1 文章概述
DUBBO线程池打满是一个严重问题,本文通过一个实例分析如何排查这个问题,首先我们用代码重现这个异常。
1.1 生产者配置
<beans>
<dubbo:registry address="zookeeper://127.0.0.1:2181" />
<dubbo:protocol name="dubbo" port="8888" />
<dubbo:service interface="com.itxpz.dubbo.demo.provider.HelloService" ref="helloService" />
</beans>
1.2 生产者业务
package com.itxpz.dubbo.demo.provider;
public interface HelloService {
public String sayHello(String name) throws Exception;
}
public class HelloServiceImpl implements HelloService {
public String sayHello(String name) throws Exception {
String result = "hello[" + name + "]";
Thread.sleep(10000L); // 模拟耗时操作
System.out.println("生产者执行结果" + result);
return result;
}
}
1.3 消费者配置
<beans>
<dubbo:registry address="zookeeper://127.0.0.1:2181" />
<dubbo:reference id="helloService" interface="com.itxpz.dubbo.demo.provider.HelloService" />
</beans>
1.4 消费者业务
public class Consumer {
public static void main(String[] args) throws Exception {
testThread();
System.in.read();
}
public static void testThread() {
ClassPathXmlApplicationContext context = new ClassPathXmlApplicationContext(new String[] { "classpath*:METAINF/spring/dubbo-consumer.xml" });
context.start();
// 模拟高并发场景
for (int i = 0; i < 500; i++) {
new Thread(new Runnable() {
@Override
public void run() {
HelloService helloService = (HelloService) context.getBean("helloService");
String result;
try {
result = helloService.sayHello("IT徐胖子");
System.out.println("客户端收到结果" + result);
} catch (Exception e) {
System.out.println(e.getMessage());
}
}
}).start();
}
}
}
2 问题分析
运行程序发现生产者和消费者都抛出异常信息,下面我们从三个维度分析这个问题。
2.1 生产者还是消费者
分析异常发生在生产者还是消费者非常重要,本文提供三个步骤
(1) 生产者和消费者异常日志内容不相同
(2) DubboServerHandler-x.x.x.x:port表示异常服务器地址和端口
(3) 根据服务器地址和端口分析是生产者还是消费者
分析生产者日志DubboServerHandler地址和端口可以得出这是生产者异常
WARN support.AbortPolicyWithReport: Thread pool is EXHAUSTED
Thread Name: DubboServerHandler-1.1.1.1:8888
Pool Size: 200 (active: 200, core: 200, max: 200, largest: 200) Task: 201 (completed: 1)
分析消费者日志DubboServerHandler地址和端口可以分析得出这是生产者异常,再结合Server side信息可以确认异常发生在生产者
Failed to invoke the method sayHello in the service com.itxpz.dubbo.demo.provider.HelloService
Tried 3 times of the providers [1.1.1.1:8888] (1/1) from the registry 127.0.0.1:2181
Server side(1.1.1.1,8888) threadpool is exhausted ,detail msg:Thread pool is EXHAUSTED
Thread Name: DubboServerHandler-1.1.1.1:8888, Pool Size: 200 (active: 200, core: 200, max: 200, largest: 200), Task: 201 (completed: 1)
2.2 消费者分析
通过分析消费者日志我们知道生产者线程池被打满,而且可以定位到哪一个方法报错。
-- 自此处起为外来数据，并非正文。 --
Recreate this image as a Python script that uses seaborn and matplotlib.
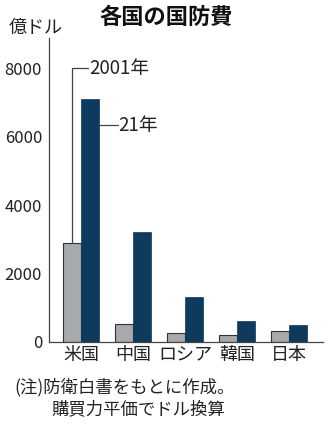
import matplotlib
matplotlib.use("Agg")
import matplotlib.pyplot as plt
import seaborn as sns
import pandas as pd

countries = ["米国", "中国", "ロシア", "韓国", "日本"]
years = ["2001年", "21年"]
v2001 = [2890, 520, 255, 200, 315]
v2021 = [7110, 3225, 1305, 605, 490]
yticks = [0, 2000, 4000, 6000, 8000]

sns.set_theme(style="white")
plt.rcParams["font.family"] = ["Noto Sans CJK JP", "DejaVu Sans"]

df = pd.DataFrame({
    "country": countries * 2,
    "year": [years[0]] * len(countries) + [years[1]] * len(countries),
    "value": v2001 + v2021,
})

fig = plt.figure(figsize=(3.34, 4.24), dpi=100)
ax = fig.add_axes([0.1467, 0.1934, 0.8204, 0.717])

gray = "#a8a9ad"
navy = "#0e3a5e"
sns.barplot(data=df, x="country", y="value", hue="year", order=countries,
            hue_order=years, palette=[gray, navy], width=0.68, gap=0,
            legend=False, ax=ax, saturation=1)

for p in ax.patches:
    fc = p.get_facecolor()
    if abs(fc[0] - 0.66) < 0.05:
        p.set_edgecolor("#333333")
        p.set_linewidth(0.8)
    else:
        p.set_edgecolor(navy)
        p.set_linewidth(0.5)

ax.set_ylim(0, 8890)
ax.set_xlim(-0.615, 4.65)
ax.set_yticks(yticks)
ax.set_yticklabels([str(t) for t in yticks], fontsize=12, color="#222222")
ax.tick_params(axis="y", direction="out", length=4, width=0.8, color="#333333", pad=1)
ax.tick_params(axis="x", length=0, pad=3, labelsize=13, labelcolor="#222222")
ax.set_xlabel("")
ax.set_ylabel("")
for s in ["top", "right"]:
    ax.spines[s].set_visible(False)
for s in ["left", "bottom"]:
    ax.spines[s].set_color("#444444")
    ax.spines[s].set_linewidth(0.9)

# leader lines for legend labels
bw = 0.34
x_g = -bw / 2
ax.plot([x_g, x_g, 0.135], [v2001[0], 8000, 8000], color="#444444", lw=0.9, clip_on=False)
ax.text(0.15, 8000, years[0], fontsize=13.5, va="center", ha="left", color="#222222")
ax.plot([bw, 0.71], [6345, 6345], color="#444444", lw=0.9, clip_on=False)
ax.text(0.72, 6345, years[1], fontsize=13.5, va="center", ha="left", color="#222222")

fig.text(0.497, 0.958, "各国の国防費", fontsize=16, fontweight="bold",
         ha="center", va="center", color="#111111")
fig.text(0.025, 0.933, "億ドル", fontsize=13, ha="left", va="center", color="#222222")
fig.text(0.042, 0.086, "(注)防衛白書をもとに作成。", fontsize=12.5, ha="left", va="center", color="#222222")
fig.text(0.153, 0.036, "購買力平価でドル換算", fontsize=12.5, ha="left", va="center", color="#222222")

fig.savefig("out.png", dpi=100)
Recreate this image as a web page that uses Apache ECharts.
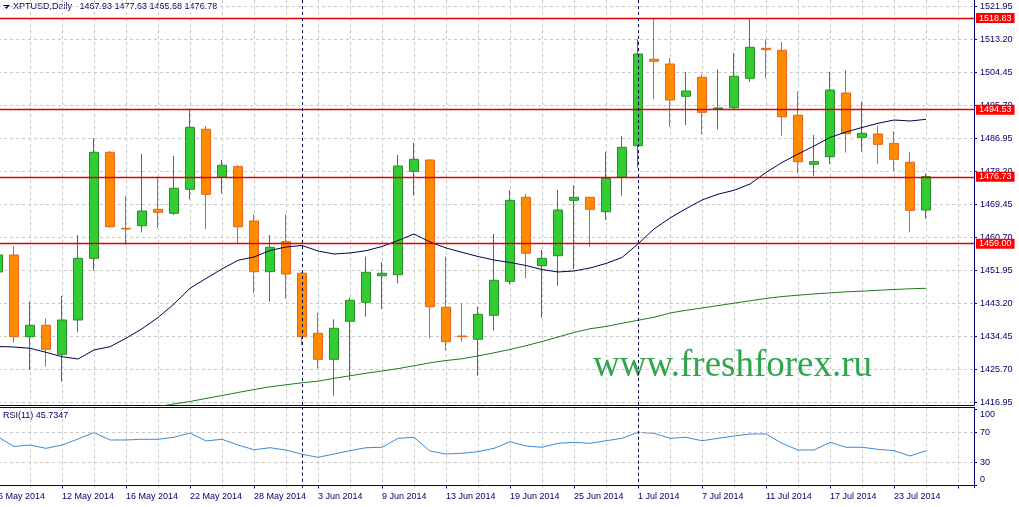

消费者需要做好降级策略,例如使用mock机制或者熔断保护系统。我们还可以查找生产者地址在控制台查询这台机器服务运行情况,如果不是本团队维护还要联系相关技术团队迅速处理。
2.3 生产者分析
通过分析生产者日志我们知道生产者线程池被打满,但是不知道哪一个方法报错,这就需要结合线程快照进行分析。DUBBO线程池被打满时拒绝策略会被执行,拒绝策略会输出线程快照文件保护现场,我们通过分析线程快照文件可以定位方法
public class AbortPolicyWithReport extends ThreadPoolExecutor.AbortPolicy {
protected static final Logger logger = LoggerFactory.getLogger(AbortPolicyWithReport.class);
private final String threadName;
private final URL url;
private static volatile long lastPrintTime = 0;
private static Semaphore guard = new Semaphore(1);
public AbortPolicyWithReport(String threadName, URL url) {
this.threadName = threadName;
this.url = url;
}
@Override
public void rejectedExecution(Runnable r, ThreadPoolExecutor e) {
String msg = String.format("Thread pool is EXHAUSTED!" +
" Thread Name: %s, Pool Size: %d (active: %d, core: %d, max: %d, largest: %d), Task: %d (completed: %d)," +
" Executor status:(isShutdown:%s, isTerminated:%s, isTerminating:%s), in %s://%s:%d!",
threadName, e.getPoolSize(), e.getActiveCount(), e.getCorePoolSize(), e.getMaximumPoolSize(), e.getLargestPoolSize(),
e.getTaskCount(), e.getCompletedTaskCount(), e.isShutdown(), e.isTerminated(), e.isTerminating(),
url.getProtocol(), url.getIp(), url.getPort());
logger.warn(msg);
// 打印线程快照
dumpJStack();
throw new RejectedExecutionException(msg);
}
private void dumpJStack() {
long now = System.currentTimeMillis();
// 每10分钟输出线程快照
if (now - lastPrintTime < 10 * 60 * 1000) {
return;
}
if (!guard.tryAcquire()) {
return;
}
ExecutorService pool = Executors.newSingleThreadExecutor();
pool.execute(() -> {
String dumpPath = url.getParameter(Constants.DUMP_DIRECTORY, System.getProperty("user.home"));
System.out.println("AbortPolicyWithReport dumpJStack directory=" + dumpPath);
SimpleDateFormat sdf;
String os = System.getProperty("os.name").toLowerCase();
// linux文件位置/home/xxx/Dubbo_JStack.log.2020-06-09_20:50:15
// windows文件位置/user/xxx/Dubbo_JStack.log.2020-06-09_20-50-15
if (os.contains("win")) {
sdf = new SimpleDateFormat("yyyy-MM-dd_HH-mm-ss");
} else {
sdf = new SimpleDateFormat("yyyy-MM-dd_HH:mm:ss");
}
String dateStr = sdf.format(new Date());
// try-with-resources
try (FileOutputStream jStackStream = new FileOutputStream(new File(dumpPath, "Dubbo_JStack.log" + "." + dateStr))) {
JVMUtil.jstack(jStackStream);
} catch (Throwable t) {
logger.error("dump jStack error", t);
} finally {
guard.release();
}
lastPrintTime = System.currentTimeMillis();
});
// 必须关闭线程池否则会引发OOM
pool.shutdown();
}
}
BLOCKED和TIMED_WAITING线程状态需要我们重点关注,如果分析线程快照文件发现大量线程阻塞或者等待则可以定位到具体方法。定位具体方法后进行优化,这是解决线程池打满问题核心步骤。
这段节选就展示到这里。